======== Extracted entries ========

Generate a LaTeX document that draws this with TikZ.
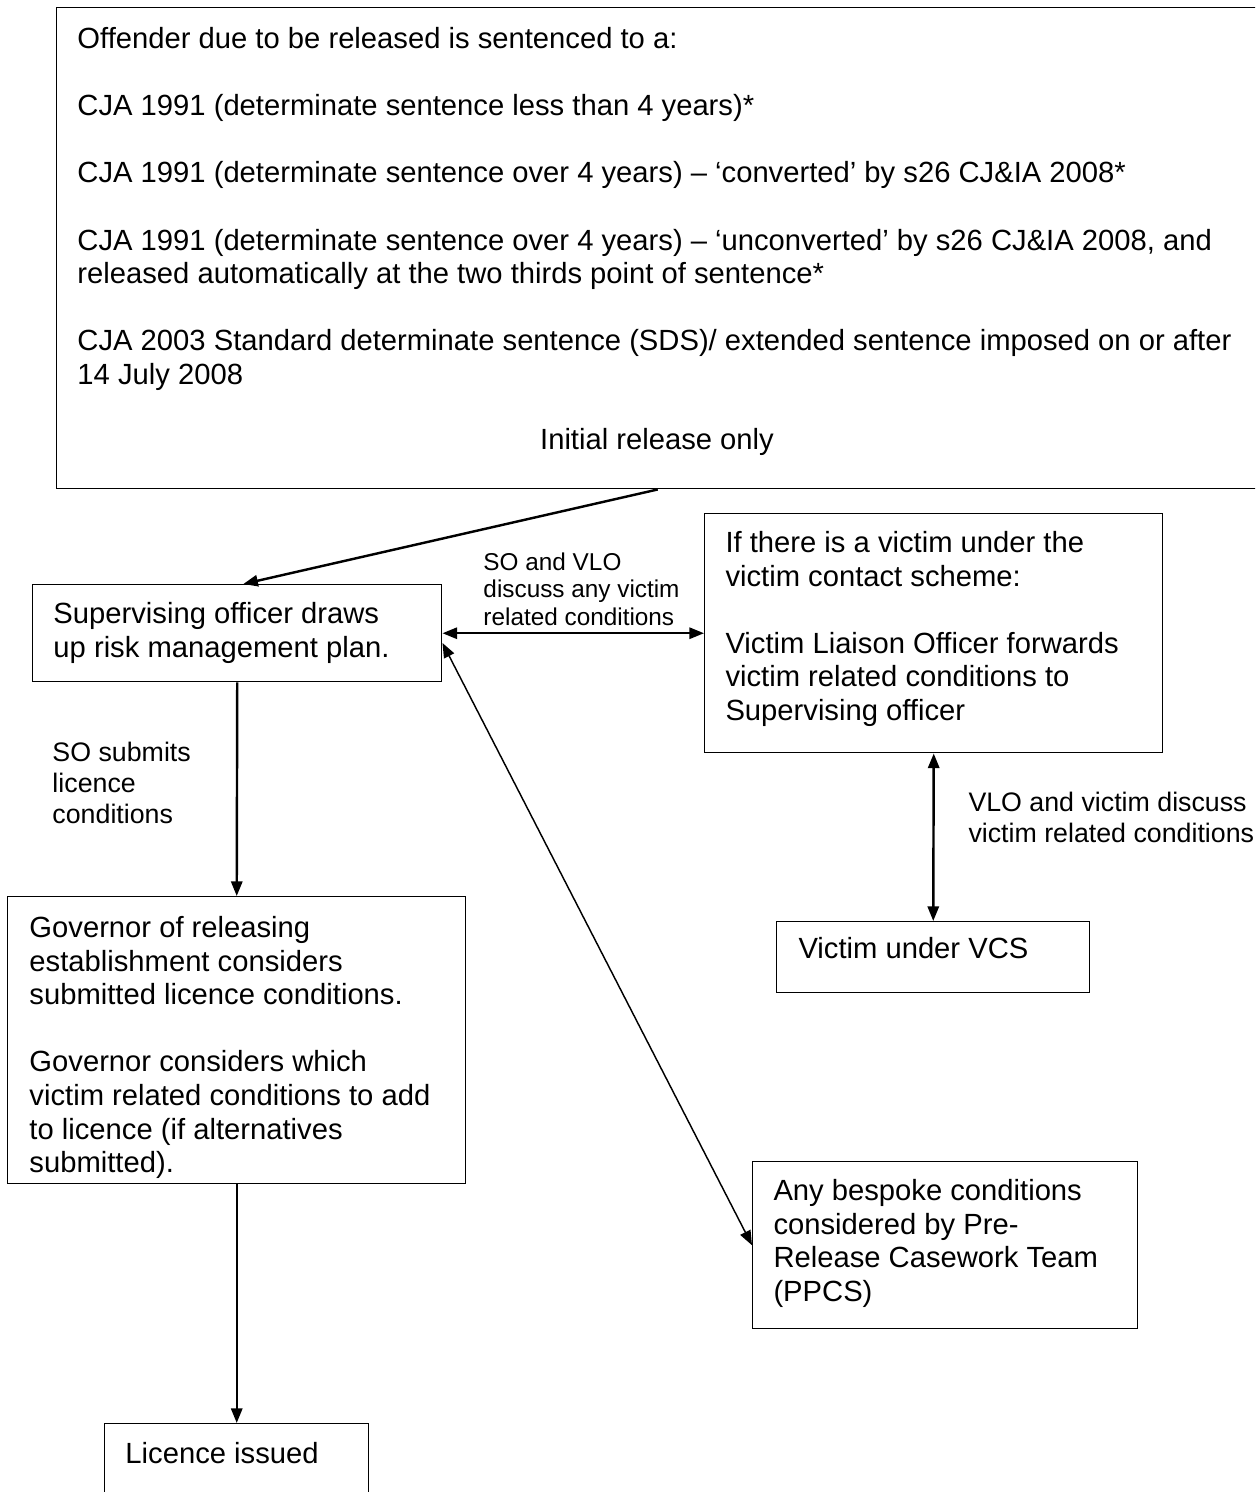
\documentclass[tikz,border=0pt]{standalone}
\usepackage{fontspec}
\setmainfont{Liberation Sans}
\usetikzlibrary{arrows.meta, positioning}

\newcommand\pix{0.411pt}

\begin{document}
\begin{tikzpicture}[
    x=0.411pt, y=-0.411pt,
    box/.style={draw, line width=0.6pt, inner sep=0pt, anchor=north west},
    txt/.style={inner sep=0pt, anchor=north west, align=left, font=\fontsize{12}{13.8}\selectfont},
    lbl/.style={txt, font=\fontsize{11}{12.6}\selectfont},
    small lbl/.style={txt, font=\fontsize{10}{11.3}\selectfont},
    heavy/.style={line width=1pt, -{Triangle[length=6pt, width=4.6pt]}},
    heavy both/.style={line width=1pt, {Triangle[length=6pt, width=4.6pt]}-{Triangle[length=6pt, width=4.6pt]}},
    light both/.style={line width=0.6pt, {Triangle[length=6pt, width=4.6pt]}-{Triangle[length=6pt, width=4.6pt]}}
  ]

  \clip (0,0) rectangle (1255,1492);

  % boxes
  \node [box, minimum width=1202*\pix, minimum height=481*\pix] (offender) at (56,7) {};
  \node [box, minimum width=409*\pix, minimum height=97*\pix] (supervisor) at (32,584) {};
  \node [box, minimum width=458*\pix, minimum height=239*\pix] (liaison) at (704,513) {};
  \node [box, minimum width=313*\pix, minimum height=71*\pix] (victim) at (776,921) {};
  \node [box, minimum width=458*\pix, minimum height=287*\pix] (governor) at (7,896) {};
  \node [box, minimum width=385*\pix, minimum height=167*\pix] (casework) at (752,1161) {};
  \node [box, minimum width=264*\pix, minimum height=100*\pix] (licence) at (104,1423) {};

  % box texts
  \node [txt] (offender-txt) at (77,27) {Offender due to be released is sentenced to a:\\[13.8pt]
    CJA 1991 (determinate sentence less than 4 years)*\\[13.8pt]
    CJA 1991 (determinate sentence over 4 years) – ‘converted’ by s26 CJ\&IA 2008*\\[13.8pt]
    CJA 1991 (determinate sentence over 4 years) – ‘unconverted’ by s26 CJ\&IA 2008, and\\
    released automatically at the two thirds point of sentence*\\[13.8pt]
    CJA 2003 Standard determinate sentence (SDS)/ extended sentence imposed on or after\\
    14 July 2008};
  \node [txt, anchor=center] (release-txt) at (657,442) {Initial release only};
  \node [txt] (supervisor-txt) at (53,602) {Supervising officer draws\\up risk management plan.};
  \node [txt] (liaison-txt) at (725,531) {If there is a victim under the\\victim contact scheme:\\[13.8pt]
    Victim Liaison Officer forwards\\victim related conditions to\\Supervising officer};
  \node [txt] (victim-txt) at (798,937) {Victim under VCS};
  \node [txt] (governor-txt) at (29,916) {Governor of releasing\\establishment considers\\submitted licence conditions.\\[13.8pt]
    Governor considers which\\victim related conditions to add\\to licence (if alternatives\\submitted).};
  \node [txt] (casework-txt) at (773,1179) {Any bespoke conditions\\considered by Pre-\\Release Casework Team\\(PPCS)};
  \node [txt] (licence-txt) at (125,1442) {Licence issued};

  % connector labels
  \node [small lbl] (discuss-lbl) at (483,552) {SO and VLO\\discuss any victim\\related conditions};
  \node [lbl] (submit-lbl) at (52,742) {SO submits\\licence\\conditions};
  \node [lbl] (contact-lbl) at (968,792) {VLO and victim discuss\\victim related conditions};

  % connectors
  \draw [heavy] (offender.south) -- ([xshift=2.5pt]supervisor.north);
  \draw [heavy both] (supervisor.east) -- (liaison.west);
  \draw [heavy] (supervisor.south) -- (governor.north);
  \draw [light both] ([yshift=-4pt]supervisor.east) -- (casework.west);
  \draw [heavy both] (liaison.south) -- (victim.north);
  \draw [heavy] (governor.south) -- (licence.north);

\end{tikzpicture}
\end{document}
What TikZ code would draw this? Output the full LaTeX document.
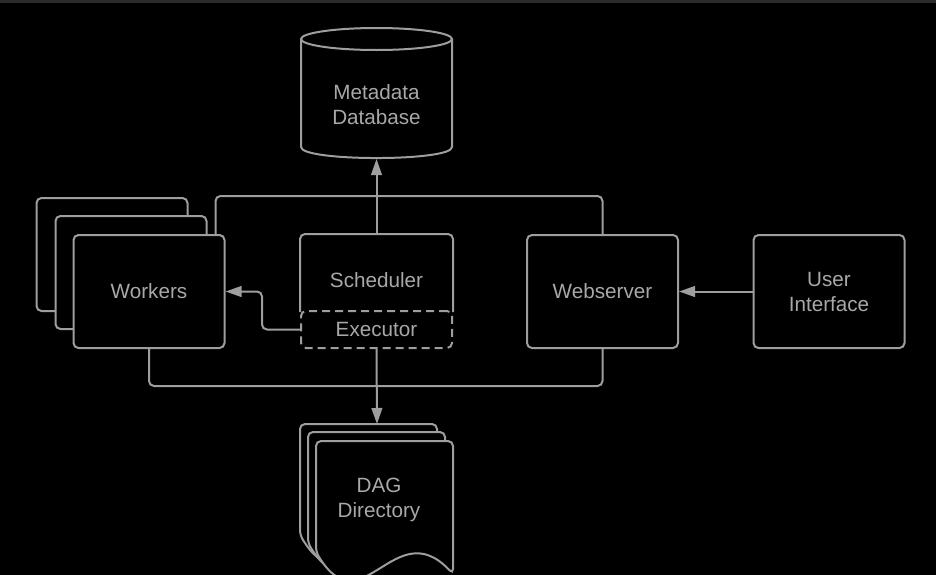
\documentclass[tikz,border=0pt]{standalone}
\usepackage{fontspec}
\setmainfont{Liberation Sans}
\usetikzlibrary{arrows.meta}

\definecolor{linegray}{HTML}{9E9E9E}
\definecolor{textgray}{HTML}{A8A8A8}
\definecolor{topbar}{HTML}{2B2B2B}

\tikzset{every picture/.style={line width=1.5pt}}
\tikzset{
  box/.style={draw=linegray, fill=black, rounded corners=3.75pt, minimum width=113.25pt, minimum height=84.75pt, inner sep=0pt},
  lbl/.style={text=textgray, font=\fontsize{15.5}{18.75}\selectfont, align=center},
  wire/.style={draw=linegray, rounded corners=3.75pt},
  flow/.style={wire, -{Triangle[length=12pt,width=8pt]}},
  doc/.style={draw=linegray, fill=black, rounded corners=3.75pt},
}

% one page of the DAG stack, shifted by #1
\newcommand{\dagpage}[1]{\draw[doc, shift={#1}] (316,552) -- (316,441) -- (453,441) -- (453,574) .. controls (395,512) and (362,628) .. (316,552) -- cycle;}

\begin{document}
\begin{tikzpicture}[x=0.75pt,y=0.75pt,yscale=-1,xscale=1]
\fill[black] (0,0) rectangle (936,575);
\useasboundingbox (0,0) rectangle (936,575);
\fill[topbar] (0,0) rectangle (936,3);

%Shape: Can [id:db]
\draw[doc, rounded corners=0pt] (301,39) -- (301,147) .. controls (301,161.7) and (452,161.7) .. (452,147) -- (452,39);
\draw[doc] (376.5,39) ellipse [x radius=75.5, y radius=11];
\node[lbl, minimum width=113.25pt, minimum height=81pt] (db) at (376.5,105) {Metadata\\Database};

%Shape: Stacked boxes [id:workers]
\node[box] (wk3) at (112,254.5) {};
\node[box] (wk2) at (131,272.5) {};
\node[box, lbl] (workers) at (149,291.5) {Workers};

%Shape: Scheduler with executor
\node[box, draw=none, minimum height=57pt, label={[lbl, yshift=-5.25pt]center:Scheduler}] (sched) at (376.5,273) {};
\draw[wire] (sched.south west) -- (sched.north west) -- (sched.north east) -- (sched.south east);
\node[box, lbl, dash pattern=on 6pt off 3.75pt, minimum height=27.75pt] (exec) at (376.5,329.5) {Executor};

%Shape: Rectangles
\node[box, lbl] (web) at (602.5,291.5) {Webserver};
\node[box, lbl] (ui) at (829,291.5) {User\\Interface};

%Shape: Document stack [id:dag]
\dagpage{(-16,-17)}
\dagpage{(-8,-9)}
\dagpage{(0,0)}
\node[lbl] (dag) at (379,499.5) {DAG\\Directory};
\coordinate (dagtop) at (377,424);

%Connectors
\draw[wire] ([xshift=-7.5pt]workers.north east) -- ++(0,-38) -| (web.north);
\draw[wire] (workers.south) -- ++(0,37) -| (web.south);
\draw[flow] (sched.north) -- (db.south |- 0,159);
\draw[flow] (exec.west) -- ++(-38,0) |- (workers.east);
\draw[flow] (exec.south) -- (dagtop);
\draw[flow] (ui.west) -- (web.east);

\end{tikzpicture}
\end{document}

========

= Short task =
Which lines include the word "LaTeX"? Copy every one of them.

= Result =
Generate a LaTeX document that draws this with TikZ.
What TikZ code would draw this? Output the full LaTeX document.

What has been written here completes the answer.